*Set problem:* Give back exactly the lines from the one with "Emit a Python" through the one with "from matplotlib.ticker import MultipleLocator", inclusive, without the images.

=== Task inputs ===

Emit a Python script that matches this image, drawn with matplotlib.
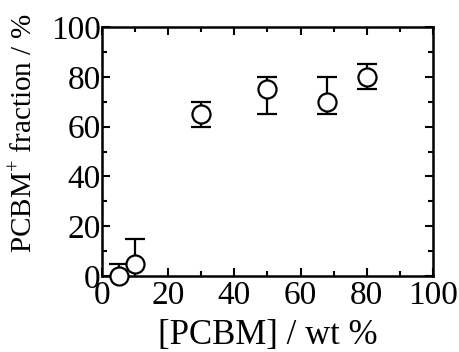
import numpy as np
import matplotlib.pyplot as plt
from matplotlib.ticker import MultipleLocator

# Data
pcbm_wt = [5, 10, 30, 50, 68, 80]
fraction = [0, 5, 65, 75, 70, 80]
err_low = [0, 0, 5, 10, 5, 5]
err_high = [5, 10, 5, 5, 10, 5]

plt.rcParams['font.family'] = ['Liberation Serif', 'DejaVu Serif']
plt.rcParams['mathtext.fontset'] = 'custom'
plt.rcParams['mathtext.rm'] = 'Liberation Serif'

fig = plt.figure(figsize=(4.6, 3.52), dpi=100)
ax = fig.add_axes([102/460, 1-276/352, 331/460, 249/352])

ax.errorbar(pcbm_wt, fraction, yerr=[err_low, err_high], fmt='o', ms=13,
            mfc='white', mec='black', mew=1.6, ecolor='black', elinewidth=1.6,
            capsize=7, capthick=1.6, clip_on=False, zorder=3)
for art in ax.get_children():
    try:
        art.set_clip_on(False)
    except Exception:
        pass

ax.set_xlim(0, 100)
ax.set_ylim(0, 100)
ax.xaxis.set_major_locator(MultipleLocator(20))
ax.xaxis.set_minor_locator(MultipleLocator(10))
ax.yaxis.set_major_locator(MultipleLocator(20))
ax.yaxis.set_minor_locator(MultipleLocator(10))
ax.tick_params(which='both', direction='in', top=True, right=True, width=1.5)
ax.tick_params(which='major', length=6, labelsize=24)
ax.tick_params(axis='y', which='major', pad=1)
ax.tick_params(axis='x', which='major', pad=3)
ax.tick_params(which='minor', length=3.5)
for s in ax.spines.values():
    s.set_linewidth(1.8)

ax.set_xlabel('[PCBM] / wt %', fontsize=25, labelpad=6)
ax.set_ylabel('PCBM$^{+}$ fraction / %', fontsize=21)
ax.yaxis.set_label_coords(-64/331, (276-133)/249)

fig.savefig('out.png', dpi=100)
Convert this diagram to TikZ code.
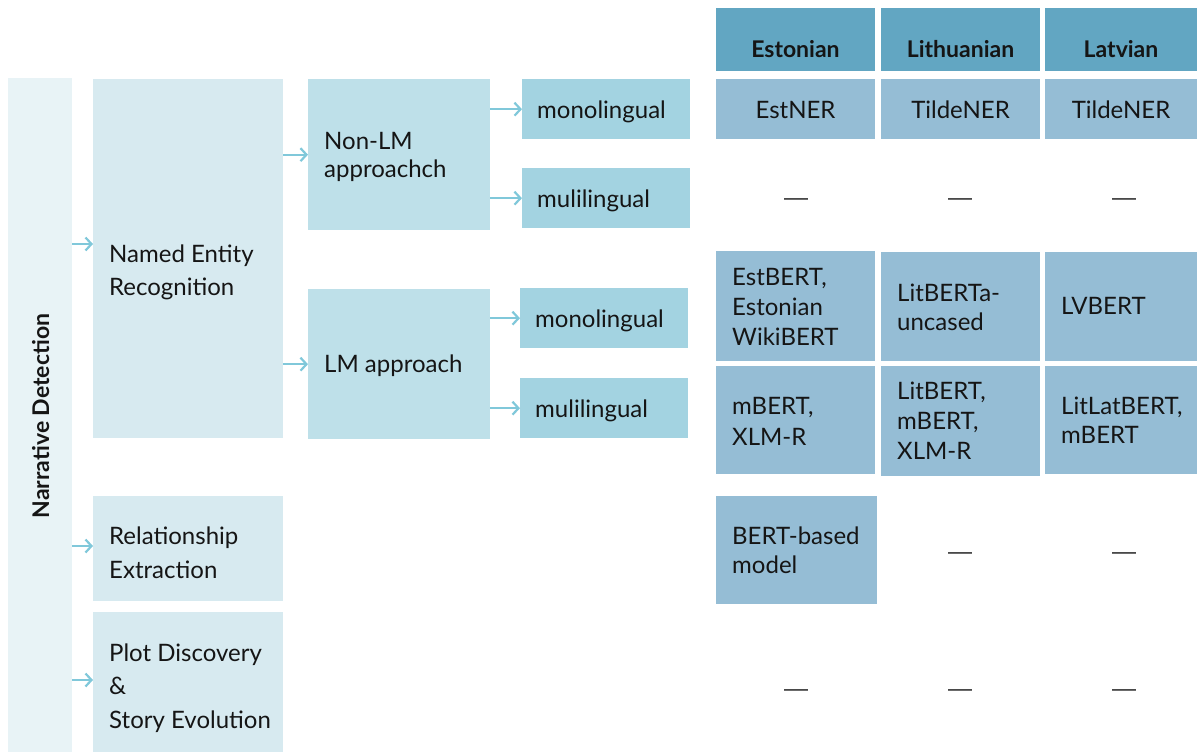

===
=== Task inputs ===

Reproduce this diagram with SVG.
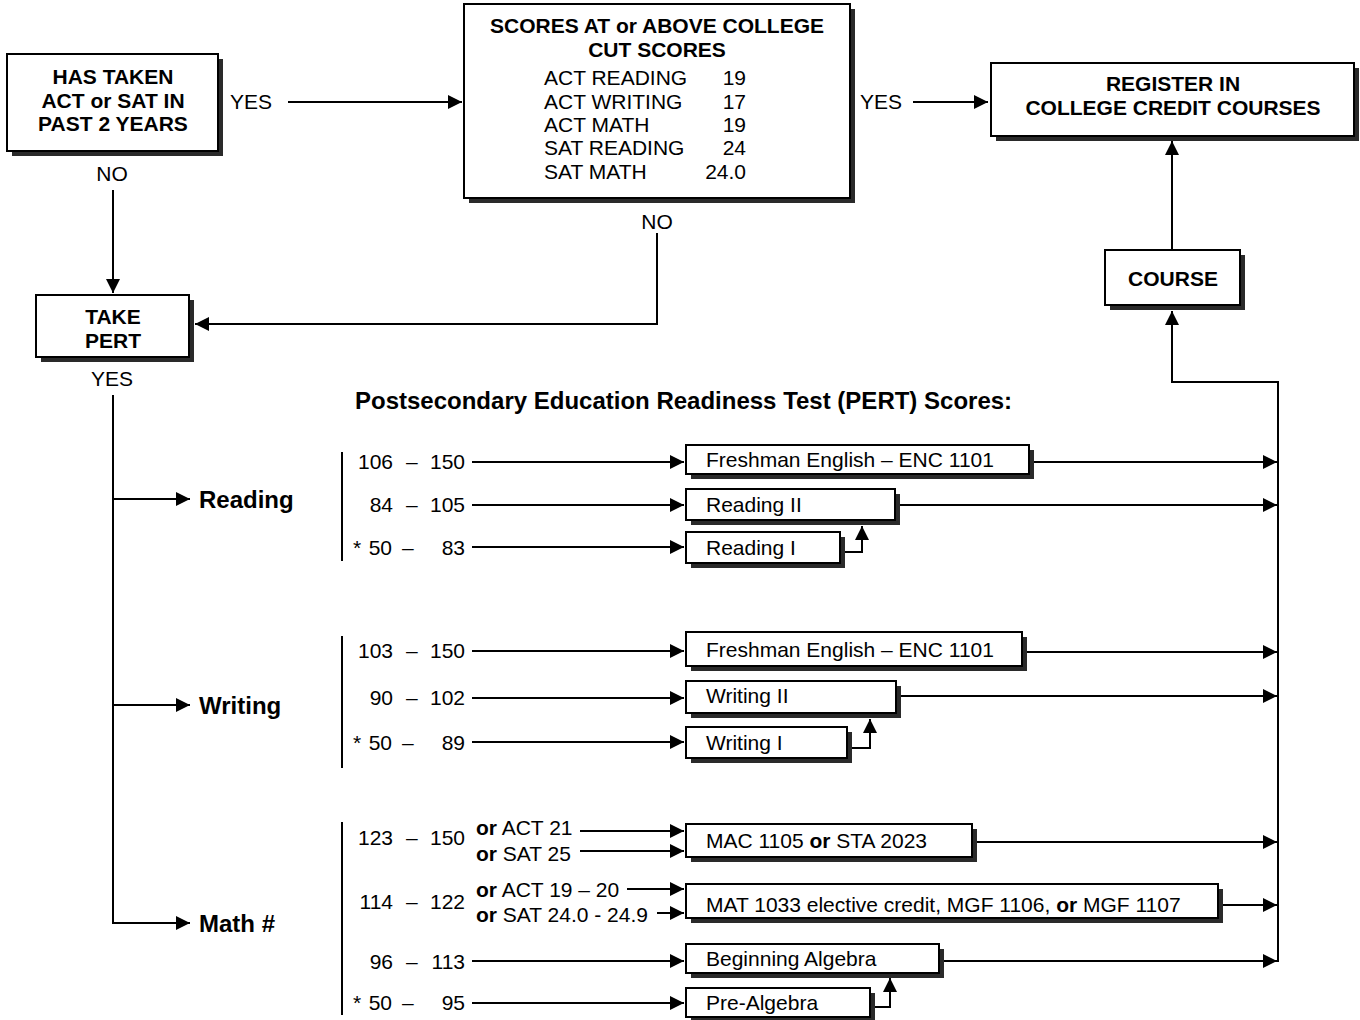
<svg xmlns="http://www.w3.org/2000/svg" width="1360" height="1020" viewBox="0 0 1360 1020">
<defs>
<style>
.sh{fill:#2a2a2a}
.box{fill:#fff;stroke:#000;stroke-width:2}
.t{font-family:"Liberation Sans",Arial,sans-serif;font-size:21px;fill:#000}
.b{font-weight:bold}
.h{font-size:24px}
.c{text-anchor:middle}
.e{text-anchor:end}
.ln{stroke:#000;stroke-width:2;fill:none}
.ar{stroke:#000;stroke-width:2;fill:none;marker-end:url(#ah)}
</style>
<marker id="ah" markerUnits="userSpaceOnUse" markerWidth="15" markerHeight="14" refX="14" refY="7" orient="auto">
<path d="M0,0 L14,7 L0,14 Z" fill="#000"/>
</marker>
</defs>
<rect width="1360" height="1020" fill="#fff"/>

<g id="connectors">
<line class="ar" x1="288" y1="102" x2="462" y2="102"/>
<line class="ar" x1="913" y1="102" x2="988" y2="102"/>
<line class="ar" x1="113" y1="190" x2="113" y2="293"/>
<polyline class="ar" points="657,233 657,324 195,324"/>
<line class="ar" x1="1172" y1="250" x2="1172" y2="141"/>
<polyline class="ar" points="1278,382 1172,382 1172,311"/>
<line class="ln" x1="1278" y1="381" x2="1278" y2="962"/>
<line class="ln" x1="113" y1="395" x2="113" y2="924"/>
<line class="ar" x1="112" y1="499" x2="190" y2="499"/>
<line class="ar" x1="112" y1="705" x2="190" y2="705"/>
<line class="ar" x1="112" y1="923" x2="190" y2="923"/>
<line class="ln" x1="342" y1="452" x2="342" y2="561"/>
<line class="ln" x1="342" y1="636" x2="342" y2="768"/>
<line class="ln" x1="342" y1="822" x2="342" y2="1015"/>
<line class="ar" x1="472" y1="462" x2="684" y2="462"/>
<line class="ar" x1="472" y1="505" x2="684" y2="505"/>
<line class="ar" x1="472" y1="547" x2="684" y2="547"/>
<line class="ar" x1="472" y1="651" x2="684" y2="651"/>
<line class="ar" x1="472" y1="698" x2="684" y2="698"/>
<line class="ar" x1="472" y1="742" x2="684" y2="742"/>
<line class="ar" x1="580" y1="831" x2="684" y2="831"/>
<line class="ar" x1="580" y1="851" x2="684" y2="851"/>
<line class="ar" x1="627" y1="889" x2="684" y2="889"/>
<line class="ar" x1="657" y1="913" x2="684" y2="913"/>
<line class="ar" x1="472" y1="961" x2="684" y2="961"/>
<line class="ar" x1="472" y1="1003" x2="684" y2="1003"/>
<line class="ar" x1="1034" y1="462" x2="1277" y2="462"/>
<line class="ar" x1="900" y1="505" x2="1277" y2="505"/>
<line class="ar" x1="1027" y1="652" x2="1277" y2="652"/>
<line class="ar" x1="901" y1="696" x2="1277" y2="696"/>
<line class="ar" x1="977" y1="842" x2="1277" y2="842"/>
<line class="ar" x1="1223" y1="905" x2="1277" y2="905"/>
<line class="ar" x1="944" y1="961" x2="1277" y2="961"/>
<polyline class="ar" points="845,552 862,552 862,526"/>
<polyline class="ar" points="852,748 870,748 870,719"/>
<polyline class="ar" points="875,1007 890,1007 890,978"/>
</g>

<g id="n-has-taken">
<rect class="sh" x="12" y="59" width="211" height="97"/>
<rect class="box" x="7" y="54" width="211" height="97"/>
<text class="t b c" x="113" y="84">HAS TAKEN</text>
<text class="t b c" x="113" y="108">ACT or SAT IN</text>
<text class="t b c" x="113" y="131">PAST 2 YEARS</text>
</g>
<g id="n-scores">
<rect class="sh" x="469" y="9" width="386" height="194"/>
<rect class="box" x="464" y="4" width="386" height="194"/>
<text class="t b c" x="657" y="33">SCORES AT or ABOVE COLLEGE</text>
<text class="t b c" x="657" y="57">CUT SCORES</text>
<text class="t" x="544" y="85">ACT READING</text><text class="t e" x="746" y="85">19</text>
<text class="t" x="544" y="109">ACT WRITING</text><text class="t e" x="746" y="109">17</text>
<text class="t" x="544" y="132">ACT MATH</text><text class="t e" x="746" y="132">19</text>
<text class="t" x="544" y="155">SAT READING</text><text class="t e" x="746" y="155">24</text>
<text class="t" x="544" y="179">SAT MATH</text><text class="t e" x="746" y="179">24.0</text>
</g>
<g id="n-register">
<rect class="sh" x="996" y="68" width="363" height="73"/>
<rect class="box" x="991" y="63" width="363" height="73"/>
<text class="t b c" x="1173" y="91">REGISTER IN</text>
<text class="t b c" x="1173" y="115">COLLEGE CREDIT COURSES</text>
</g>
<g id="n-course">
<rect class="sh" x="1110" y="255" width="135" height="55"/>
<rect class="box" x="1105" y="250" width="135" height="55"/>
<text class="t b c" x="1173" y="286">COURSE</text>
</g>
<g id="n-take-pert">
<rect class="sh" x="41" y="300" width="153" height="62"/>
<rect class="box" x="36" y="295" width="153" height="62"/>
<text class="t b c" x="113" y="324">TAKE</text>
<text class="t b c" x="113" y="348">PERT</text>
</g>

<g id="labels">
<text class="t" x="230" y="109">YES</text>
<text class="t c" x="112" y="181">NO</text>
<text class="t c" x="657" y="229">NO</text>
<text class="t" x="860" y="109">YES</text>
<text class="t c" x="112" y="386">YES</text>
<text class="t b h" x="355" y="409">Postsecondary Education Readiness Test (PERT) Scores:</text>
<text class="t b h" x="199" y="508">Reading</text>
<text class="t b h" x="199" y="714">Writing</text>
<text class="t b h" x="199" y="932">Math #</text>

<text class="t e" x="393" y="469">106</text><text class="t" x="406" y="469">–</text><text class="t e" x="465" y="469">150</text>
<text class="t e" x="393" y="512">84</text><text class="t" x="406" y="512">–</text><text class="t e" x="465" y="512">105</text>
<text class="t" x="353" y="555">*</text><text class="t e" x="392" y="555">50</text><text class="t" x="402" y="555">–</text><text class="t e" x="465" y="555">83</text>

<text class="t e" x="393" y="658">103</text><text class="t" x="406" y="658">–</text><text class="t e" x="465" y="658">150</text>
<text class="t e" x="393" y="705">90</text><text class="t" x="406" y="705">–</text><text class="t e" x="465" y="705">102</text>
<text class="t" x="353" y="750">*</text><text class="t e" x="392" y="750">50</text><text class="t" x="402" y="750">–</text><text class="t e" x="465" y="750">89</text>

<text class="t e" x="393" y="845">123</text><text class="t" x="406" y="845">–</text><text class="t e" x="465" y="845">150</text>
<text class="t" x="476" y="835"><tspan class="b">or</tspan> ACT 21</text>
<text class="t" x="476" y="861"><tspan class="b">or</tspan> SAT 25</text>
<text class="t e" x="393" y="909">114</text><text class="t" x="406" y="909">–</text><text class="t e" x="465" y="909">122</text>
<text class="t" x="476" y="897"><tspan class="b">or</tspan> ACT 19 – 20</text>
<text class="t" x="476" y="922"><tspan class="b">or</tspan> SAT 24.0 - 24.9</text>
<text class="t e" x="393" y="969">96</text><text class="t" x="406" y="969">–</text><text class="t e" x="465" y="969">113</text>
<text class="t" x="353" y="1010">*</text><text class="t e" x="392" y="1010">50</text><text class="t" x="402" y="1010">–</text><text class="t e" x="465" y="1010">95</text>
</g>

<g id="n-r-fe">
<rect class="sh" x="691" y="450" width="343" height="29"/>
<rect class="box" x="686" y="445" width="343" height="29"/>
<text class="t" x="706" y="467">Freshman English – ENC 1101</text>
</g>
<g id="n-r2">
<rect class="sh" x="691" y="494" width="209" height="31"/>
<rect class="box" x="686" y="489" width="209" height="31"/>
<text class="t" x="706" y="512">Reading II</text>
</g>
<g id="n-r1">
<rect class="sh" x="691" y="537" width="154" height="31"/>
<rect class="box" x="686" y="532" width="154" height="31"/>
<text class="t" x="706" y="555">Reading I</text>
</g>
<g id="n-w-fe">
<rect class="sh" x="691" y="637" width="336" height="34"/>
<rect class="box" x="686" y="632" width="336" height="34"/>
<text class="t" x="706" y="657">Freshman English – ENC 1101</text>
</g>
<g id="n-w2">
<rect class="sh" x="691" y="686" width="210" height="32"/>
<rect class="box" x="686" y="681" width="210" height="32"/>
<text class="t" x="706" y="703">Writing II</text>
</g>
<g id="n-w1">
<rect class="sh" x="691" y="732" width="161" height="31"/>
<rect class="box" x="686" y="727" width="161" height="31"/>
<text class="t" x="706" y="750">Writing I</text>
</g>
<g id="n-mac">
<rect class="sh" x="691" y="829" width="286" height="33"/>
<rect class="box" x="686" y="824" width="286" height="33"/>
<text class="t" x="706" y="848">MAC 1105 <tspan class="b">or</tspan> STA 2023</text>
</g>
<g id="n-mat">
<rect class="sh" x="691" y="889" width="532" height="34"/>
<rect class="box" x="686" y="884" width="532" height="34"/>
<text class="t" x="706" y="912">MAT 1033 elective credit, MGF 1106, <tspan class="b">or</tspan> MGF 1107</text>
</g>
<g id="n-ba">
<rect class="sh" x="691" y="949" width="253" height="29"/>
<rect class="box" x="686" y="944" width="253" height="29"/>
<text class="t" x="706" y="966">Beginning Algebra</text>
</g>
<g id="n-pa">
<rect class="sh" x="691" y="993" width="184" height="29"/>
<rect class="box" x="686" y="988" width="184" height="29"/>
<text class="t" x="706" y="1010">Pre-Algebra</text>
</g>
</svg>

===

*Result of this task:*
Emit a Python script that matches this image, drawn with matplotlib.
import numpy as np
import matplotlib.pyplot as plt
from matplotlib.ticker import MultipleLocator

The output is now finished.